### MATERIAL
★ ★ ★
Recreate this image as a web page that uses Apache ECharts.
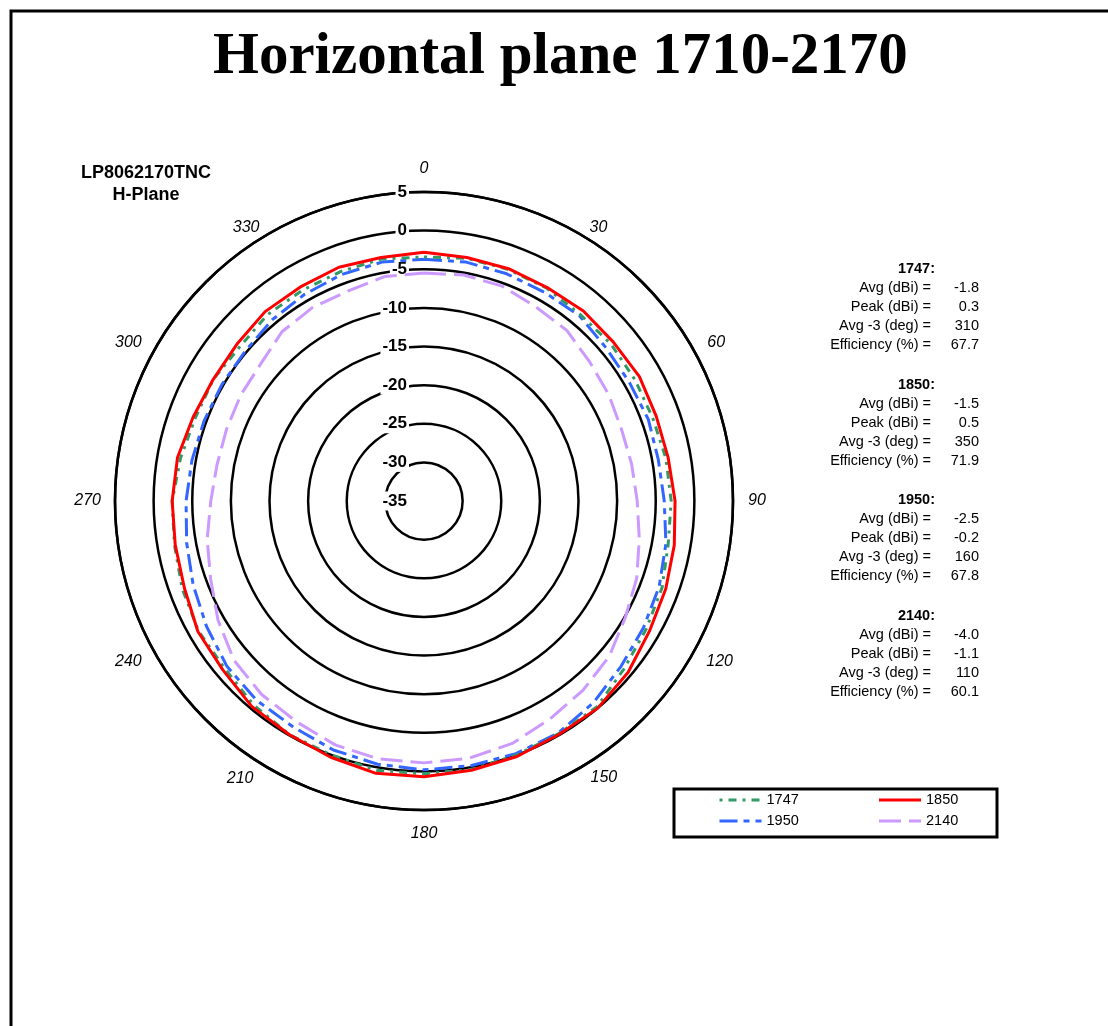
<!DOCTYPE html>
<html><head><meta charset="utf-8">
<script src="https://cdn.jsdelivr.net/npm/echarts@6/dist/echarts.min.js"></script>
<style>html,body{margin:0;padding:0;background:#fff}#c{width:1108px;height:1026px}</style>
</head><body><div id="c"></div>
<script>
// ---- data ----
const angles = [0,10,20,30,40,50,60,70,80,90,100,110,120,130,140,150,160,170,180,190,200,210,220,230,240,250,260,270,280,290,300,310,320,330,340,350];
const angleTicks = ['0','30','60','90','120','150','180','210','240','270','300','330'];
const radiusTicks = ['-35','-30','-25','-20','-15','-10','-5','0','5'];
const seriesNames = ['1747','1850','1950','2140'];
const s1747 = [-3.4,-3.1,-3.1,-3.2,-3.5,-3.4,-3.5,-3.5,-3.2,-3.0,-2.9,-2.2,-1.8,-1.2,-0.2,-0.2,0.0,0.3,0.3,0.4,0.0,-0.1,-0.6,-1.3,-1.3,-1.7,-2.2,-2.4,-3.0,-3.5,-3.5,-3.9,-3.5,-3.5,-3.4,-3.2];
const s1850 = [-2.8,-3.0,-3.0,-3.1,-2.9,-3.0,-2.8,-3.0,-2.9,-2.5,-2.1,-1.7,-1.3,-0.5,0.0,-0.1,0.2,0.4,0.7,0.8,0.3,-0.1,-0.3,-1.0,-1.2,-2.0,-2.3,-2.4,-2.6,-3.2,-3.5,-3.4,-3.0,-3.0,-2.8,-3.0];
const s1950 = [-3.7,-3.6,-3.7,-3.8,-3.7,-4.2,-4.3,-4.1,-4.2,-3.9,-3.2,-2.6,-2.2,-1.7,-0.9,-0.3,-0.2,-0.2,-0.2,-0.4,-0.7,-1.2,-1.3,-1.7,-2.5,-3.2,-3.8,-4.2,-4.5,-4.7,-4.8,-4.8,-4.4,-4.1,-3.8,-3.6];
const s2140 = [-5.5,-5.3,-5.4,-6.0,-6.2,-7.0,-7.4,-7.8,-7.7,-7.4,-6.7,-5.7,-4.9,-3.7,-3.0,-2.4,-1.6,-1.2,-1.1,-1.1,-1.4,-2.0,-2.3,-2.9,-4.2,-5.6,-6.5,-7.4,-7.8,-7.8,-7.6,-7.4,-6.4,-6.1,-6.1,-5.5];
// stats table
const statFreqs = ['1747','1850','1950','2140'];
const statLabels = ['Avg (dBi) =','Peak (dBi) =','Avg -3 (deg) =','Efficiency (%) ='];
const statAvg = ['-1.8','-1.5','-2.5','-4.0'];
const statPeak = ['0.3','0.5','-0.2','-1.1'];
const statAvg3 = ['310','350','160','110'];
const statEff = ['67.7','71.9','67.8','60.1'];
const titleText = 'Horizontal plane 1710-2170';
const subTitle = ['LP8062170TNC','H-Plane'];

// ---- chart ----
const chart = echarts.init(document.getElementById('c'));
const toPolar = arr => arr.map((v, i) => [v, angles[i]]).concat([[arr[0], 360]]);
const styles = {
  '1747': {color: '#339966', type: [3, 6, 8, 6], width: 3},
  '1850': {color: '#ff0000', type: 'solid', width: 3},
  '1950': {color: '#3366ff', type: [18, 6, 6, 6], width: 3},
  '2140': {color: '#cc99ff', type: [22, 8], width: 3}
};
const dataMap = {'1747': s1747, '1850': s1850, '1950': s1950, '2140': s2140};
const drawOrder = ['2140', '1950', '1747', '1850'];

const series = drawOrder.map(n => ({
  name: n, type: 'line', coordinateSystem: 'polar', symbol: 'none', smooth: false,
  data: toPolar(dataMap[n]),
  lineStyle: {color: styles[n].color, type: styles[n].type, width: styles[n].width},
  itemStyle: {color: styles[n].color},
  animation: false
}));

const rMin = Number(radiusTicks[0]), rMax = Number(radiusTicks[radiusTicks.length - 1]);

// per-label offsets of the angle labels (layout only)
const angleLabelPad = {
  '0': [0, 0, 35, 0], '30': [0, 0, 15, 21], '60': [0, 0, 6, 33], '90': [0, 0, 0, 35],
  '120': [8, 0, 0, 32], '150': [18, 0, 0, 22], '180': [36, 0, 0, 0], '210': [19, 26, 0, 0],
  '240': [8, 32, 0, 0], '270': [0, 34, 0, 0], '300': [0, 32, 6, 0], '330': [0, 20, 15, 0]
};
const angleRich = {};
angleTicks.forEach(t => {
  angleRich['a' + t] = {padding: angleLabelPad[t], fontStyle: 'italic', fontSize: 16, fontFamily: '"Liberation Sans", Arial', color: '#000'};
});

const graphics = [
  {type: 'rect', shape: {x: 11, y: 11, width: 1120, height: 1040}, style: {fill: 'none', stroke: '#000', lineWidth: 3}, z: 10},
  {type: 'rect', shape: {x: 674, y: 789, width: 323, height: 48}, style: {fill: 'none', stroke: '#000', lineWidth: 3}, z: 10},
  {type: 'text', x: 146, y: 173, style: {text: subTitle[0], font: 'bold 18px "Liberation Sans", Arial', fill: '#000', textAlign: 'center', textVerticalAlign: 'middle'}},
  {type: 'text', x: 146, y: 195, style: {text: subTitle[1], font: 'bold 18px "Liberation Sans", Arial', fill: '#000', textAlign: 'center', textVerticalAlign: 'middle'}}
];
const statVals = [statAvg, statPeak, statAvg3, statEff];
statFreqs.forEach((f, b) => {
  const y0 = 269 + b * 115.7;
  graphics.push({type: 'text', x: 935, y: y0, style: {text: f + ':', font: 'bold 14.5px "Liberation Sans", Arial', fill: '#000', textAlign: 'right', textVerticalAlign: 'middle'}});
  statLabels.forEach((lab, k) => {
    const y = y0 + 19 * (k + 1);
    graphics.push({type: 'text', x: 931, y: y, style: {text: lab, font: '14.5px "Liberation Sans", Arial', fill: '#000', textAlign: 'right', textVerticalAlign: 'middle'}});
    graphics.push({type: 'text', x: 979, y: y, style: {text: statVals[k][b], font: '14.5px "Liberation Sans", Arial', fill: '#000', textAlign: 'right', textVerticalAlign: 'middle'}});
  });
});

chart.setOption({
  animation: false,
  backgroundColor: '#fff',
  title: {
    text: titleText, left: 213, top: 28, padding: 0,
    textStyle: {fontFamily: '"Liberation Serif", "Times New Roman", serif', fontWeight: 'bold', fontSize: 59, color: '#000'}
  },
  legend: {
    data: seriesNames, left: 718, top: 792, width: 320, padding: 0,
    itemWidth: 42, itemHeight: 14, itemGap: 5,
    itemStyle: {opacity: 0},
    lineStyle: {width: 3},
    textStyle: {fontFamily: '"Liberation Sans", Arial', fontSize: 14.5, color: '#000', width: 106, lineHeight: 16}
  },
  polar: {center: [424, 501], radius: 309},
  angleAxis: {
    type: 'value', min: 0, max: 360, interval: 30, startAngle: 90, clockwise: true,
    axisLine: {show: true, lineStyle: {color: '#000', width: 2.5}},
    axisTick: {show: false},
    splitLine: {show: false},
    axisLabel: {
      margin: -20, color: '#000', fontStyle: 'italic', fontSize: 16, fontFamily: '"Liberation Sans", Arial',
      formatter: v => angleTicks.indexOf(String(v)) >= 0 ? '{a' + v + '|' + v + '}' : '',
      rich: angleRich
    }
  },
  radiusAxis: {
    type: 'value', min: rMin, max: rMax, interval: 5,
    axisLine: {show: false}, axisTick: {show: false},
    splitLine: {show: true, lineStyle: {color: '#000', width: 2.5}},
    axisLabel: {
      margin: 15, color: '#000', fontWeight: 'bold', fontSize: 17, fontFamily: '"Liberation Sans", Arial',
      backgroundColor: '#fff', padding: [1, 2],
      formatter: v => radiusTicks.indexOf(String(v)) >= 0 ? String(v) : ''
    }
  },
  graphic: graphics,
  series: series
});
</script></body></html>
★ ★ ★
### TASK BRIEF
Every line from the top of the material above through the line with "const subTitle = ['LP8062170TNC','H-Plane'];" should be duplicated exactly, please; leave out the pictures.

### RESPONSE TO THE TASK
Recreate this image as a web page that uses Apache ECharts.
<!DOCTYPE html>
<html><head><meta charset="utf-8">
<script src="https://cdn.jsdelivr.net/npm/echarts@6/dist/echarts.min.js"></script>
<style>html,body{margin:0;padding:0;background:#fff}#c{width:1108px;height:1026px}</style>
</head><body><div id="c"></div>
<script>
// ---- data ----
const angles = [0,10,20,30,40,50,60,70,80,90,100,110,120,130,140,150,160,170,180,190,200,210,220,230,240,250,260,270,280,290,300,310,320,330,340,350];
const angleTicks = ['0','30','60','90','120','150','180','210','240','270','300','330'];
const radiusTicks = ['-35','-30','-25','-20','-15','-10','-5','0','5'];
const seriesNames = ['1747','1850','1950','2140'];
const s1747 = [-3.4,-3.1,-3.1,-3.2,-3.5,-3.4,-3.5,-3.5,-3.2,-3.0,-2.9,-2.2,-1.8,-1.2,-0.2,-0.2,0.0,0.3,0.3,0.4,0.0,-0.1,-0.6,-1.3,-1.3,-1.7,-2.2,-2.4,-3.0,-3.5,-3.5,-3.9,-3.5,-3.5,-3.4,-3.2];
const s1850 = [-2.8,-3.0,-3.0,-3.1,-2.9,-3.0,-2.8,-3.0,-2.9,-2.5,-2.1,-1.7,-1.3,-0.5,0.0,-0.1,0.2,0.4,0.7,0.8,0.3,-0.1,-0.3,-1.0,-1.2,-2.0,-2.3,-2.4,-2.6,-3.2,-3.5,-3.4,-3.0,-3.0,-2.8,-3.0];
const s1950 = [-3.7,-3.6,-3.7,-3.8,-3.7,-4.2,-4.3,-4.1,-4.2,-3.9,-3.2,-2.6,-2.2,-1.7,-0.9,-0.3,-0.2,-0.2,-0.2,-0.4,-0.7,-1.2,-1.3,-1.7,-2.5,-3.2,-3.8,-4.2,-4.5,-4.7,-4.8,-4.8,-4.4,-4.1,-3.8,-3.6];
const s2140 = [-5.5,-5.3,-5.4,-6.0,-6.2,-7.0,-7.4,-7.8,-7.7,-7.4,-6.7,-5.7,-4.9,-3.7,-3.0,-2.4,-1.6,-1.2,-1.1,-1.1,-1.4,-2.0,-2.3,-2.9,-4.2,-5.6,-6.5,-7.4,-7.8,-7.8,-7.6,-7.4,-6.4,-6.1,-6.1,-5.5];
// stats table
const statFreqs = ['1747','1850','1950','2140'];
const statLabels = ['Avg (dBi) =','Peak (dBi) =','Avg -3 (deg) =','Efficiency (%) ='];
const statAvg = ['-1.8','-1.5','-2.5','-4.0'];
const statPeak = ['0.3','0.5','-0.2','-1.1'];
const statAvg3 = ['310','350','160','110'];
const statEff = ['67.7','71.9','67.8','60.1'];
const titleText = 'Horizontal plane 1710-2170';
const subTitle = ['LP8062170TNC','H-Plane'];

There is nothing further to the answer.